Letter 6

Dear Friend:

Council of Elders Letter # 6 for the Millennium
December 1999

We have come to this time and place and there is nothing more to say.  We know the words well, all the theories and exhortations.  But, also, in the midst of the agonies of these times, we have all been visited by the miraculous, by moments of incomprehensible beauty, by kindness that astonishes, by events that have the indisputable signature of the Divine.
This autumn I was visited by condors.  Some twenty years ago, the California condors were, except for a few individuals, extinct. Taken into captivity, their eggs were carefully protected and hatched.  A territory was returned to them.  Now, more than a hundred birds have been released into the wild.
These vultures with a wingspread of nine feet are carrion eaters; they feast on the dead.  For many peoples, vultures are sacred birds.  The ancient Egyptians honored them as Mut, Maat, Nekhbet, the great mothers, and the compassionate ones as they are also known in Hebrew and Arabic.  The Chumash, the native people of Southern California, also speak of the condor as the great mother who saved the earth from burning.
Several times during the High Holidays when I was deeply engaged in ritual or meditation, nine condors appeared inscribing the holy letter, Samech – the endless cycle, the circle, the wedding ring, shelter, support, the spiral of the soul upward toward the Divine and the emptiness which bears the imprint of the holy transcendent light – onto the sky and clouds overhead.  I took this as a sign.
Their appearance, so like a visitation, gives me hope for what can be restored and for renewing the dialogue between people and creatures and spirit that has been interrupted to our great jeopardy these last hundreds of years.

Midnight, December 31, 1999.   This date has been given to us or imposed upon us. Believers or not, we feel potential or dread as this date insinuates itself, globally, into the imagination, re-enforced, as it is, by the co-incidence of Y2k.   Other traditions also consider these times momentous.  If only for these reasons, we are at the threshold of possibility.
But no one will or should or can come to save us.  This is certain.  Still, if we each honor this date, something will come of it.  We can cross over an invisible threshold, or pass through a wormhole, to a world or dimension that may appear the same but is governed by different laws.  In that world, where the human does not impose hegemony over nature, spirit or other humans, each of us sustains the other and each of us lives a life in dynamic relationship with the natural world and all the creatures in it.  That world, unlike the one we have established, has a future to it.
Here is the secret teaching: Each of us has been called to that world.  Each of us knows how to bypass the fears, undermine the habits, and controvert the mind that insists that such a world doesn’t exist or cannot be realized.  Each one of us carries the internal instructions for crossing the impassable barrier in order to enter that world.   Each of us has seen the signs, knows how to read them, and knows how to open the door.
Each of us, then, knows what to do – it is part of the secret knowledge we carry.  And there are questions that can help us across: Where must our closed hearts open?  What is required for us to walk in the world as healers, lovers and compassionate ones?   What path leads each of us to becoming an elder, a bodhisattva, messiah, lamed-vov, saint, holy one?  What is the nature of the summons we have received to beauty, generosity, love, compassion and exquisite kindness?  What is the particular shape of the life to which we are, individually, being called?

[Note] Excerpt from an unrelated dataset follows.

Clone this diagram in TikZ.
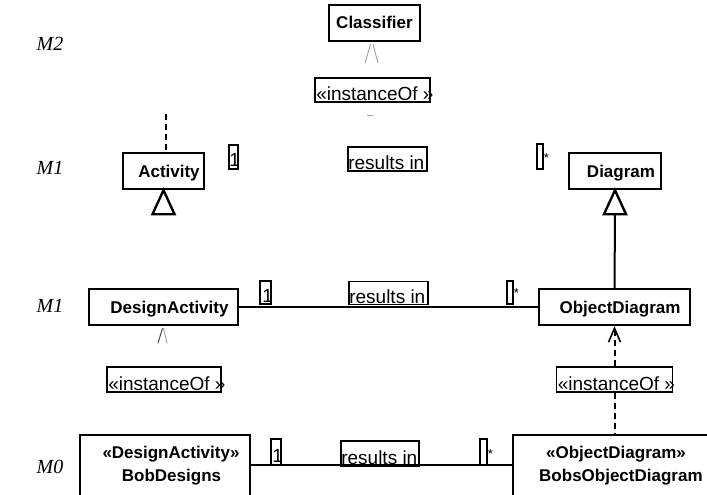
\documentclass[tikz,border=0pt]{standalone}
\usepackage{fontspec}
\setmainfont{Liberation Sans}
\newfontfamily\levelfont{Liberation Serif}
\usetikzlibrary{calc}

\begin{document}
\begin{tikzpicture}[x=1pt,y=-1pt,
  classbox/.style={draw, line width=2.4pt, inner sep=0pt, fill=white},
  classtext/.style={font=\fontsize{17}{20}\selectfont\bfseries, inner sep=0pt, anchor=base},
  tagbox/.style={draw, line width=1.8pt, inner sep=0pt},
  tagtext/.style={font=\fontsize{19}{22}\selectfont, inner sep=0pt, anchor=base west},
  startext/.style={font=\fontsize{13}{15}\selectfont, inner sep=0pt, anchor=base west},
  multbox/.style={draw, line width=1.5pt, inner sep=0pt},
  level/.style={font=\levelfont\itshape\fontsize{20}{24}\selectfont, inner sep=0pt},
  assoc/.style={line width=2pt},
  dep/.style={line width=2pt, dash pattern=on 6pt off 4pt},
  tri/.style={line width=2.4pt, fill=white, line join=miter},
  faint/.style={line width=1pt, draw=black!35},
  faintdark/.style={line width=1pt, draw=black!70},
]
\useasboundingbox (0,0) rectangle (707,495);
\clip (0,0) rectangle (707,495);

% level labels
\node[level] (lvM2) at (50,44) {M2};
\node[level] (lvM1a) at (50,168) {M1};
\node[level] (lvM1b) at (50,306) {M1};
\node[level] (lvM0) at (50,467) {M0};

% M2
\node[classbox, minimum width=91pt, minimum height=36pt] (cls) at (374.5,23) {};
\node[classtext] (cls-t) at ($(cls.center)+(0,6)$) {Classifier};
\node[tagbox, minimum width=115pt, minimum height=24pt] (i1) at (372.5,90) {};
\node[tagtext] (i1-t) at ($(i1.south west)+(2,-2)$) {«instanceOf »};
\draw[faint] ($(cls.south)+(-9.5,21)$) -- ($(cls.south)+(-4,2)$);
\draw[faint] ($(cls.south)+(3.5,21)$) -- ($(cls.south)+(-1.5,2)$);
\draw[faint] ($(i1.south)+(-6,13)$) -- ($(i1.south)+(0,13)$);

% M1, upper row
\node[classbox, minimum width=81pt, minimum height=36pt] (act) at (163.5,171) {};
\node[classtext] (act-t) at ($(act.center)+(5.5,6)$) {Activity};
\node[classbox, minimum width=92pt, minimum height=36pt] (dia) at (615,171) {};
\node[classtext] (dia-t) at ($(dia.center)+(6,6)$) {Diagram};

\node[multbox, minimum width=9pt, minimum height=24pt] (m1a) at (233.5,157) {};
\node[tagtext, anchor=base east] (m1a-t) at ($(m1a.south east)+(1.5,-3)$) {1};
\node[tagbox, minimum width=79pt, minimum height=24pt] (r1) at (387.5,159) {};
\node[tagtext] (r1-t) at ($(r1.south west)+(1,-2)$) {results in};
\node[multbox, minimum width=6pt, minimum height=25pt] (m1b) at (540,156.5) {};
\node[startext] (m1b-t) at ($(m1b.south east)+(0,-7)$) {*};

\coordinate (act-up) at (166,114);
\draw[dep] (act-up) -- (act-up |- act.north);
\draw[tri] (act.south) -- ++(-11,24) -- ++(22,0) -- cycle;

% M1, lower row
\node[classbox, minimum width=149pt, minimum height=36pt] (da) at (163.5,307) {};
\node[classtext] (da-t) at ($(da.center)+(6,6)$) {DesignActivity};
\node[classbox, minimum width=151pt, minimum height=36pt] (od) at (614.5,307) {};
\node[classtext] (od-t) at ($(od.center)+(5.5,6)$) {ObjectDiagram};

\draw[assoc] (da) -- (od);
\node[multbox, fill=white, minimum width=11pt, minimum height=23pt] (m2a) at (265.5,292.5) {};
\node[tagtext, anchor=base east] (m2a-t) at ($(m2a.south east)+(1.5,-2)$) {1};
\node[tagbox, fill=white, minimum width=79pt, minimum height=23pt] (r2) at (388.5,293) {};
\node[tagtext] (r2-t) at ($(r2.south west)+(1,-2)$) {results in};
\node[multbox, fill=white, minimum width=6pt, minimum height=23pt] (m2b) at (510,292.5) {};
\node[startext] (m2b-t) at ($(m2b.south east)+(0,-7)$) {*};

% generalisation ObjectDiagram -> Diagram
\draw[assoc] (od.north) -- ($(dia.south)+(0,24)$);
\draw[tri] (dia.south) -- ++(-11,24) -- ++(22,0) -- cycle;

% instanceOf labels
\node[tagbox, minimum width=114pt, minimum height=25pt] (i2) at (164,379.5) {};
\node[tagtext] (i2-t) at ($(i2.south west)+(2,-2)$) {«instanceOf »};
\draw[faintdark] ($(da.south)+(-5.5,17)$) -- ($(da.south)+(-1,2)$);
\draw[faint] ($(da.south)+(3.5,17)$) -- ($(da.south)+(0,2)$);

\node[tagbox, minimum width=116pt, minimum height=25pt] (i3) at (614.5,379.5) {};
\node[tagtext] (i3-t) at ($(i3.south west)+(2,-2)$) {«instanceOf »};

% M0
\node[classbox, minimum width=170pt, minimum height=90pt] (bob) at (165,480) {};
\node[classtext] (bob-s) at (171,458) {«DesignActivity»};
\node[classtext] (bob-t) at (171.5,481) {BobDesigns};
\node[classbox, minimum width=222pt, minimum height=90pt] (bobs) at (624,480) {};
\node[classtext] (bobs-s) at (616,458) {«ObjectDiagram»};
\node[classtext, anchor=base west] (bobs-t) at (539,481) {BobsObjectDiagram};

\draw[assoc] ($(bob.north east)+(0,31)$) -- ($(bobs.north west)+(0,31)$);
\node[multbox, fill=white, minimum width=10pt, minimum height=26pt] (m3a) at (276,452) {};
\node[tagtext, anchor=base east] (m3a-t) at ($(m3a.south east)+(1.5,-3)$) {1};
\node[tagbox, minimum width=78pt, minimum height=25pt] (r3) at (380,453.5) {};
\node[tagtext] (r3-t) at ($(r3.south west)+(1,-2)$) {results in};
\node[multbox, fill=white, minimum width=7pt, minimum height=26pt] (m3b) at (483.5,452) {};
\node[startext] (m3b-t) at ($(m3b.south east)+(0,-7)$) {*};

% instanceOf dependency ObjectDiagram <- BobsObjectDiagram
\draw[dep] (i3.north) -- ($(od.south)+(0,4)$);
\draw[dep] (i3.south) -- (i3.south |- bobs.north);
\draw[line width=1.6pt] ($(od.south)+(-6,16)$) -- ($(od.south)+(0,2)$) -- ($(od.south)+(6,16)$);
\end{tikzpicture}
\end{document}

The world that awaits us has many forms and many names … The Divine or implicit law, the cosmic order, hozro, Torah, Logos….  The miracle of this incomprehensible teaching is that each of us is called to our own mystery.  For each of us there is a separate door, vision and possibility.  And yet, the realization of all of this depends on each of us, independently, stepping forward into the holy life.
Let us step across.  Let us hold nothing back.  Bless this time and what it offers us.

Deena Metzger
P O Box 186
Topanga CA 90290
310-455-1089
deenametzger@deenametzger.com

P.S.  As soon as I finished this letter, the condors, who have a range of several hundred miles, returned for one day to the dead tree outside my window where I first saw them.
Also, this letter was written during the unprecedented police attack upon the spontaneous protest taking place in Seattle that had united, among others, organized labor, indigenous peoples and environmentalists.

And these words from the poet, Peter Levitt:
“I send, as my offering for the Daré, two sentences from the Dalai Lama’s Novel Peace Prize talk.
“‘Because we all share this small planet earth, we have to learn to live in harmony and peace with each other and with nature.
“‘Live simply and love humanity. For as long as space endures and for as long as living beings remain, until then may I, too, abide to dispel the misery of the world.’
“Since I see that the bodhisattvas will be present at the Daré, and called forth, my only humble suggestion is that this last sentence, where the bodhisattva dedicates herself/himself ‘for as long as space endures and for as long as living beings remain,’ be explored [by those who want to] as a path of freedom.  So many people want out, in various forms, but to take up this path means there is no out, and that in itself is freedom.”